Wikipedia describes Navier-Stokes Equations this way:

They are one of the most useful sets of equations because they describe the physics of a large number of phenomena of academic and economic interest. They are used to model weather, ocean currents, water flow in a pipe, motion of stars inside a galaxy, and flow around an airfoil (wing). They are also used in the design of aircraft and cars, the study of blood flow, the design of power stations, the analysis of the effects of pollution, etc. Coupled with Maxwell’s equations they can be used to model and study magnetohydrodynamics.

When these equations pass peer review they’ll be very helpful in algorithms that model fluids in a pipe or maybe even in a carbon nano tube.

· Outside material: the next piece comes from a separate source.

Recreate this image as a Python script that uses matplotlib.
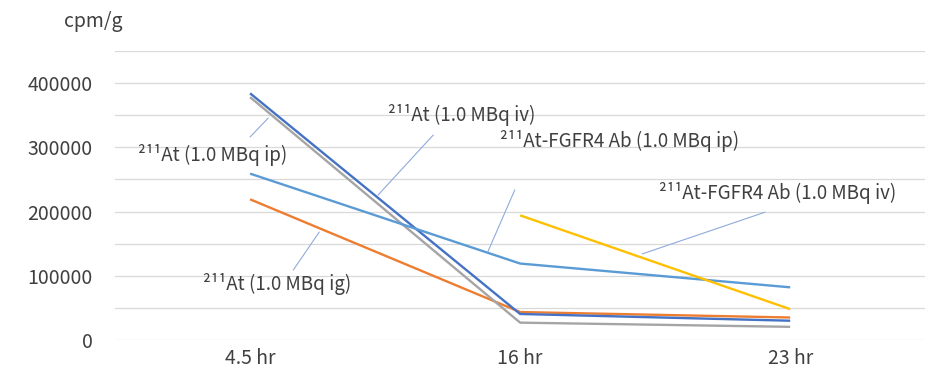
import matplotlib.pyplot as plt

plt.rcParams['font.family'] = ['Noto Sans CJK JP', 'DejaVu Sans']

horas = ['4.5 hr', '16 hr', '23 hr']

at_iv = [384000, 40500, 30000]
at_ip = [378000, 27000, 20500]
ab_ip = [259000, 119000, 82000]
at_ig = [219000, 43500, 35000]
ab_iv = [None, 194000, 48000]

series = [
    (at_ig, '#ED7D31'),
    (at_ip, '#A5A5A5'),
    (at_iv, '#4472C4'),
    (ab_ip, '#5B9BD5'),
    (ab_iv, '#FFC000'),
]

# etiquetas: texto, posicion del texto, inicio y fin de la linea guia
etiquetas = [
    ('²¹¹At (1.0 MBq ip)', (-0.14, 288000), (0.0, 316000), (0.067, 345500)),
    ('²¹¹At (1.0 MBq iv)', (0.785, 350000), (0.678, 319000), (0.474, 225700)),
    ('²¹¹At-FGFR4 Ab (1.0 MBq ip)', (1.37, 310000), (0.98, 233500), (0.88, 137000)),
    ('²¹¹At-FGFR4 Ab (1.0 MBq iv)', (1.955, 229000), (1.907, 199000), (1.452, 134000)),
    ('²¹¹At (1.0 MBq ig)', (0.10, 87000), (0.16, 109000), (0.256, 168000)),
]

fig = plt.figure(figsize=(9.28, 3.69), dpi=100)
ax = fig.add_axes([0.124, 0.0786, 0.873, 0.7834])

x = list(range(len(horas)))
for valores, color in series:
    xs = [i for i, v in zip(x, valores) if v is not None]
    ys = [v for v in valores if v is not None]
    ax.plot(xs, ys, color=color, linewidth=1.7, solid_capstyle='butt')

for texto, pos, ini, fin in etiquetas:
    ax.annotate('', xy=fin, xytext=ini,
                arrowprops=dict(arrowstyle='-', color='#8FAADC', linewidth=0.8,
                                shrinkA=0, shrinkB=0))
    ax.text(pos[0], pos[1], texto, ha='center', va='center', fontsize=13.5, color='#404040')

ax.set_xlim(-0.5, 2.5)
ax.set_ylim(0, 450000)
ax.set_xticks(x)
ax.set_xticklabels(horas)
ax.set_yticks(range(0, 450001, 50000), minor=False)
ax.set_yticklabels([str(v) if v % 100000 == 0 else '' for v in range(0, 450001, 50000)])
ax.grid(axis='y', color='#D9D9D9', linewidth=0.9)
ax.set_axisbelow(True)
for s in ax.spines.values():
    s.set_visible(False)
ax.tick_params(length=0, labelsize=14, labelcolor='#404040', pad=16)
ax.tick_params(axis='x', pad=6)

fig.text(93 / 928, 1 - 22 / 369, 'cpm/g', ha='center', va='center', fontsize=14, color='#404040')

fig.savefig('out.png', dpi=100)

One other thing. The Millenium Prize, worth $1 million is working well to advance scientific research.

 

 

 

 

How do you pull in research which embraces research unknown unknowns for water desalination? Set a prize for a bench mark or a goal. For water desalination it might be a prize for desalinising X amount of salt water of Y salt concentrate for Z cost.

Here’s the way they’re thinking about the matter in Hydrogen Research.

Prize Program Set Up to Push Hydrogen-Based Fuel Research

Prize Program Set Up to Push Hydrogen-Based Fuel Research

“Prizes can draw out new ideas from scientists and engineers who may not be willing or able to participate in traditional government research and development programs, while encouraging them, rather than the taxpayer, to assume the risk,” said Science Committee Chairman Sherwood Boehlert, R-N.Y.

 

Scientists, inventors and entrepreneurs will be able to vie for a grand prize of US$10 million, and smaller prizes reaching millions of dollars, under House-passed legislation to encourage research into hydrogen as an alternative fuel.

Legislation creating the “H-Prize,” modeled after the privately funded Ansari X Prize that resulted last year in the first privately developed manned rocket to reach space twice, passed the House Wednesday on a 416-6 vote. A companion bill is to be introduced in the Senate this week.

 

Triple Play

“This is an opportunity for a triple play,” said bill sponsor Rep. Bob Inglis, R-S.C., citing benefits to national security from reduced dependence on foreign oil, cleaner air from burning pollution-free hydrogen and new jobs. “If we can reinvent the car, imagine the jobs we can create.”

“Perhaps the greatest role that the H-Prize may serve is in spurring the imagination of our most valuable resource, our youth,” said co-sponsor Rep. Dan Lipinski, D-Ill.

The measure would award four prizes of up to $1 million every other year for technological advances in hydrogen production, storage, distribution and utilization. One prize of up to $4 million would be awarded every second year for the creation of a working hydrogen vehicle prototype.

The grand prize, to be awarded within the next 10 years, would go for breakthrough technology.

“Prizes can draw out new ideas from scientists and engineers who may not be willing or able to participate in traditional government research and development programs, while encouraging them, rather than the taxpayer, to assume the risk,” said Science Committee Chairman Sherwood Boehlert, R-N.Y.

Making Progress

Inglis said the Department of Energy would put together a private foundation to set up guidelines and requirements for the prizes. Anyone can participate, as long as the research is performed in the United States and the person, if employed by the government or a national lab, does the research on his own time.

He said the prize would not take away funds from any federal hydrogen programs, including the $1.7 billion hydrogen research program that President Bush first detailed in 2003.

The Energy Department announced earlier this year that it would provide $119 million in funding for research into hydrogen fuel cells, including $100 million over the next four years to projects to improve components of fuel cell systems.

Several automakers have made advances in hydrogen fuel cell technology or dual gas-hydrogen engines, but such vehicles are still very expensive and there’s no viable infrastructure of fueling stations.